» **GIVEN REQUEST**: Leave out the pictures and retype only the lines from the opening line to the line that holds "Serif', 'Times New", both ends included.

» **DATA EXTRACT**:
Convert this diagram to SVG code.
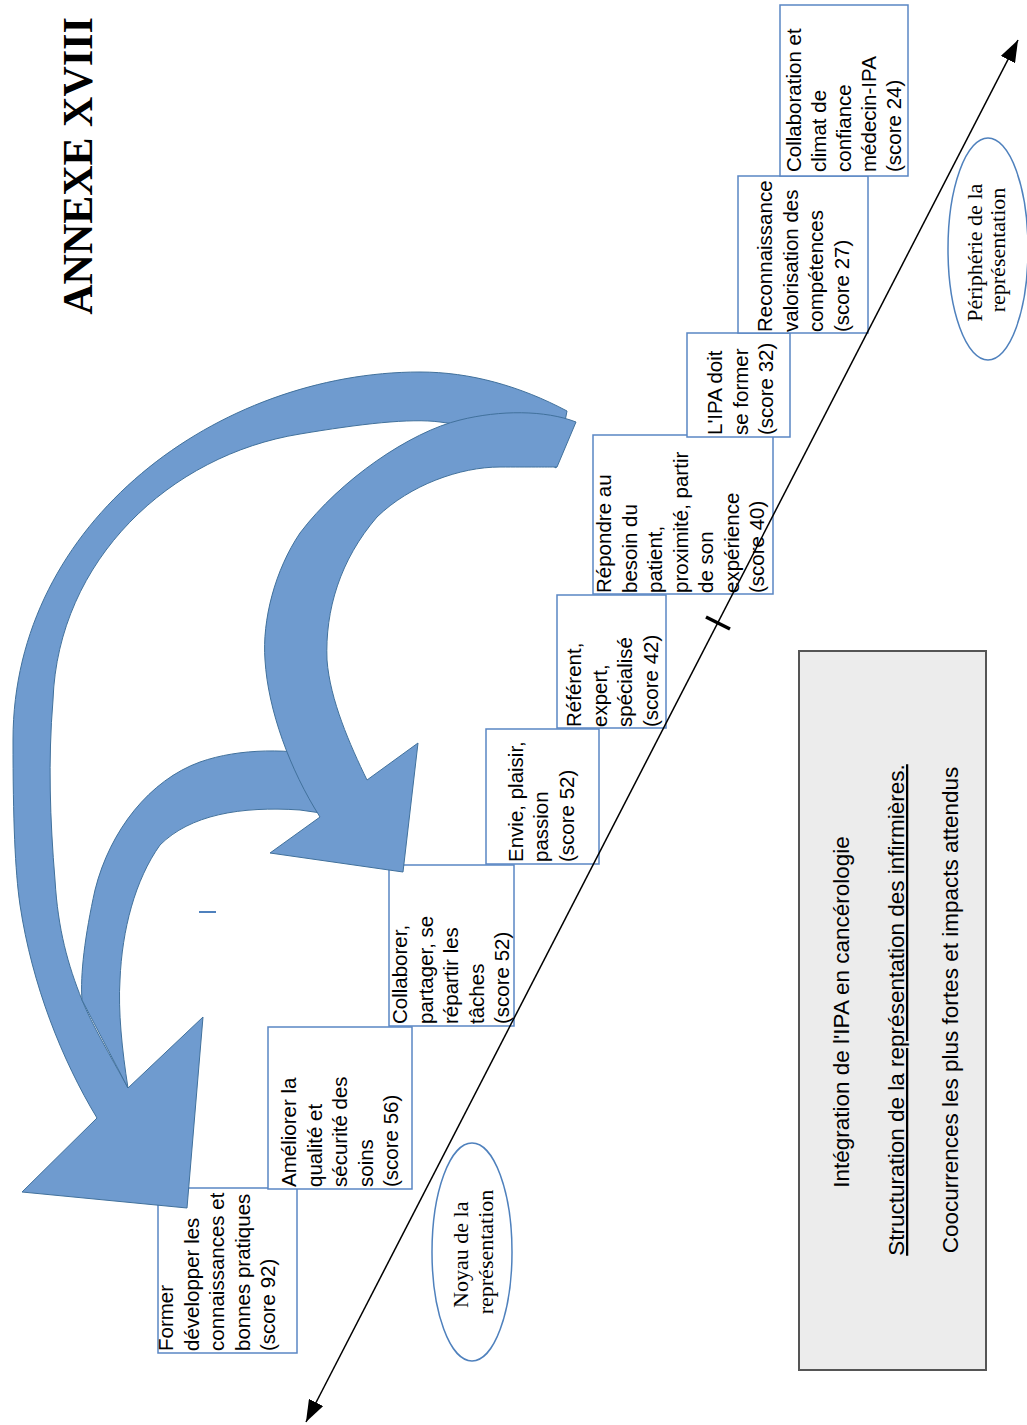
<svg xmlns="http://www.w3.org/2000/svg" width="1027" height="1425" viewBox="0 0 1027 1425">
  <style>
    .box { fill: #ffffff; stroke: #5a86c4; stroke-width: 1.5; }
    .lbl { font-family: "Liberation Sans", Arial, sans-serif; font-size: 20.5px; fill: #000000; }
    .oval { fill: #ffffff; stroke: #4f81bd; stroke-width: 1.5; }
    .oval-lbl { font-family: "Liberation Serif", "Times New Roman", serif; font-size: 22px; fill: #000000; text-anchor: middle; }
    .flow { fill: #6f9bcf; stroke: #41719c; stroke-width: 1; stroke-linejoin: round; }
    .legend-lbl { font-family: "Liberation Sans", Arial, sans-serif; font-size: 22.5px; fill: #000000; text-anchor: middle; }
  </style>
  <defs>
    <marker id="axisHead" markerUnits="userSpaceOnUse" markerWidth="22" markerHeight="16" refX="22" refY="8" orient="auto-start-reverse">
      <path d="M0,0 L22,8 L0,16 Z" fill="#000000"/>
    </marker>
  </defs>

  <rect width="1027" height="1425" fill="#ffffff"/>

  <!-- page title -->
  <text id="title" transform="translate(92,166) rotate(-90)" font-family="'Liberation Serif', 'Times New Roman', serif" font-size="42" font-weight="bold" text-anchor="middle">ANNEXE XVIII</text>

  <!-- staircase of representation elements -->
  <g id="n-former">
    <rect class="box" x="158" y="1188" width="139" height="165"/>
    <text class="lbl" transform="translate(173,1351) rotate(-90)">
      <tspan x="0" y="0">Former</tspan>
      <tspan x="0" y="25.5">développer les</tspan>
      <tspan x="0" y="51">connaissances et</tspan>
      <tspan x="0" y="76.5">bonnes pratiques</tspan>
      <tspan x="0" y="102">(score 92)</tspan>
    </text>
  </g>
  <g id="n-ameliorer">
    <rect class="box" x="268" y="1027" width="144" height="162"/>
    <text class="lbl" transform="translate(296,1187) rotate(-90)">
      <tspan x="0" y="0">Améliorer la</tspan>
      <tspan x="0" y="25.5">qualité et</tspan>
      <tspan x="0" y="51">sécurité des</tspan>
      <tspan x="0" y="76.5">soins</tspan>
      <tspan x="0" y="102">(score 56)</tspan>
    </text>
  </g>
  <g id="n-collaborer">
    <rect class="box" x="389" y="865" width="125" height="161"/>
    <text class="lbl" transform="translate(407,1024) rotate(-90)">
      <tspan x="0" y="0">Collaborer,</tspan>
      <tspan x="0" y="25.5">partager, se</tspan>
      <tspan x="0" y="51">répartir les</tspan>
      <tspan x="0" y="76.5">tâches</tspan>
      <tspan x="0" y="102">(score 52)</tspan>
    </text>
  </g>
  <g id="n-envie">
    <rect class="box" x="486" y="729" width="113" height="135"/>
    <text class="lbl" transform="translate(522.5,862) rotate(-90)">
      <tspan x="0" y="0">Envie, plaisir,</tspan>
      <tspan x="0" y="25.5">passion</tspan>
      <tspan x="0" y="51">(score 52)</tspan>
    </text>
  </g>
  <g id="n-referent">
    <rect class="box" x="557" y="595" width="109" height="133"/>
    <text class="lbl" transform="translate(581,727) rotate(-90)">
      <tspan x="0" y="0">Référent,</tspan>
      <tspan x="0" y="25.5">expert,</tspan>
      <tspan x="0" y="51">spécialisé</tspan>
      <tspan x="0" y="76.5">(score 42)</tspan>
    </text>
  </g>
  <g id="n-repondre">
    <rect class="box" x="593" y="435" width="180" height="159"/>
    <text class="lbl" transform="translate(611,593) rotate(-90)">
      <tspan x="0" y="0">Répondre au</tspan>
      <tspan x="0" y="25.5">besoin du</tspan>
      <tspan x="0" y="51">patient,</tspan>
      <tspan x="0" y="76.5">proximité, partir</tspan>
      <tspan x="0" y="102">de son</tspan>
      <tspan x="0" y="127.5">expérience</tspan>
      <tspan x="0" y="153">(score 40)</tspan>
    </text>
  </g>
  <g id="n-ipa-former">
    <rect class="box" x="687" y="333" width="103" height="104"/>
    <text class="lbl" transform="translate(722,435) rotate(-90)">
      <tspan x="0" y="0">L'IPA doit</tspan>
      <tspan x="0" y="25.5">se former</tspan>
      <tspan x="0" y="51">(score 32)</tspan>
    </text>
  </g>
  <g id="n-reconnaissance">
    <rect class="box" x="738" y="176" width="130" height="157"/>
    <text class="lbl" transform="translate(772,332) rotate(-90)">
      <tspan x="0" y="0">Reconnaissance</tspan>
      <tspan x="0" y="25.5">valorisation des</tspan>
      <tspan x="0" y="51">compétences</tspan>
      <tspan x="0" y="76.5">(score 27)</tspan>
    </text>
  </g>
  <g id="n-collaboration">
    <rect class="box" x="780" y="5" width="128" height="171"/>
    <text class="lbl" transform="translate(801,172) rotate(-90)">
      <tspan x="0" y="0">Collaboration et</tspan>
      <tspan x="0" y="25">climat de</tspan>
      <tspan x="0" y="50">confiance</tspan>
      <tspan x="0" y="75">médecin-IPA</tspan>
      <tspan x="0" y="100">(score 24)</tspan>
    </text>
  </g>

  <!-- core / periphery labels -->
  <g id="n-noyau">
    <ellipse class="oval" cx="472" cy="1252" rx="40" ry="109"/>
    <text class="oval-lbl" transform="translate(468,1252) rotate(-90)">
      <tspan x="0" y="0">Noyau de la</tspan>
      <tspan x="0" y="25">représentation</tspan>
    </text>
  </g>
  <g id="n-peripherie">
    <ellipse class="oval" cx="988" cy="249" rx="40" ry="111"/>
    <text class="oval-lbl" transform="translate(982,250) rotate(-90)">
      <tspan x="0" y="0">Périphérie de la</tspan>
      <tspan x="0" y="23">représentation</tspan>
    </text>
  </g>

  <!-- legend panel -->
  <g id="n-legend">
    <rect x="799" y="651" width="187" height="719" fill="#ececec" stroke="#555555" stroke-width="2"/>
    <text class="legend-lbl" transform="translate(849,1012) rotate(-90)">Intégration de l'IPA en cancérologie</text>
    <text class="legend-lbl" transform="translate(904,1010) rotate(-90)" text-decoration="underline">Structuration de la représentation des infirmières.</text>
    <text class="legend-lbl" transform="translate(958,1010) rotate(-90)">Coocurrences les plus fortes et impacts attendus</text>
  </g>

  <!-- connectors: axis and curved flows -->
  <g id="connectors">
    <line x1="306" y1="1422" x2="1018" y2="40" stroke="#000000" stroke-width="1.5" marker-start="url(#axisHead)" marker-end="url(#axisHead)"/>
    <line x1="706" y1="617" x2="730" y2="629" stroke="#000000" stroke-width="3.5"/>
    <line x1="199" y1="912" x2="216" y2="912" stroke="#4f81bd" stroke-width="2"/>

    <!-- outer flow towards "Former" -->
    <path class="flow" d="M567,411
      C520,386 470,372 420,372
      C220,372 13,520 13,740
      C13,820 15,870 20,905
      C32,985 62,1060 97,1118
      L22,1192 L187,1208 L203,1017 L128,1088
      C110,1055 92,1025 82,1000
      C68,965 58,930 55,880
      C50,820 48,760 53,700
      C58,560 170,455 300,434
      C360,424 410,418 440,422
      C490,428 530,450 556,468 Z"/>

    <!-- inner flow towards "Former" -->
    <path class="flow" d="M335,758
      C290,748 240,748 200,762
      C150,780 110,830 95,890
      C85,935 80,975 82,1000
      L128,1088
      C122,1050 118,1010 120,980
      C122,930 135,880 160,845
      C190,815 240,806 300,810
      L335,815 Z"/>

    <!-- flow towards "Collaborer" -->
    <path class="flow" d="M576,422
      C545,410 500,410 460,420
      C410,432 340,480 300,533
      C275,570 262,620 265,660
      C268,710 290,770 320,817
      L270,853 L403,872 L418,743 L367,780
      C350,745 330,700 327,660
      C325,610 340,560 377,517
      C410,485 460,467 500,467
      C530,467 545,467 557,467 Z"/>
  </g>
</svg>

» **RESPONSE FOR THIS EXERCISE**:
Convert this diagram to SVG code.
<svg xmlns="http://www.w3.org/2000/svg" width="1027" height="1425" viewBox="0 0 1027 1425">
  <style>
    .box { fill: #ffffff; stroke: #5a86c4; stroke-width: 1.5; }
    .lbl { font-family: "Liberation Sans", Arial, sans-serif; font-size: 20.5px; fill: #000000; }
    .oval { fill: #ffffff; stroke: #4f81bd; stroke-width: 1.5; }
    .oval-lbl { font-family: "Liberation Serif", "Times New Roman", serif; font-size: 22px; fill: #000000; text-anchor: middle; }
    .flow { fill: #6f9bcf; stroke: #41719c; stroke-width: 1; stroke-linejoin: round; }
    .legend-lbl { font-family: "Liberation Sans", Arial, sans-serif; font-size: 22.5px; fill: #000000; text-anchor: middle; }
  </style>
  <defs>
    <marker id="axisHead" markerUnits="userSpaceOnUse" markerWidth="22" markerHeight="16" refX="22" refY="8" orient="auto-start-reverse">
      <path d="M0,0 L22,8 L0,16 Z" fill="#000000"/>
    </marker>
  </defs>

  <rect width="1027" height="1425" fill="#ffffff"/>

  <!-- page title -->
  <text id="title" transform="translate(92,166) rotate(-90)" font-family="'Liberation Serif', 'Times New Roman', serif" font-size="42" font-weight="bold" text-anchor="middle">ANNEXE XVIII</text>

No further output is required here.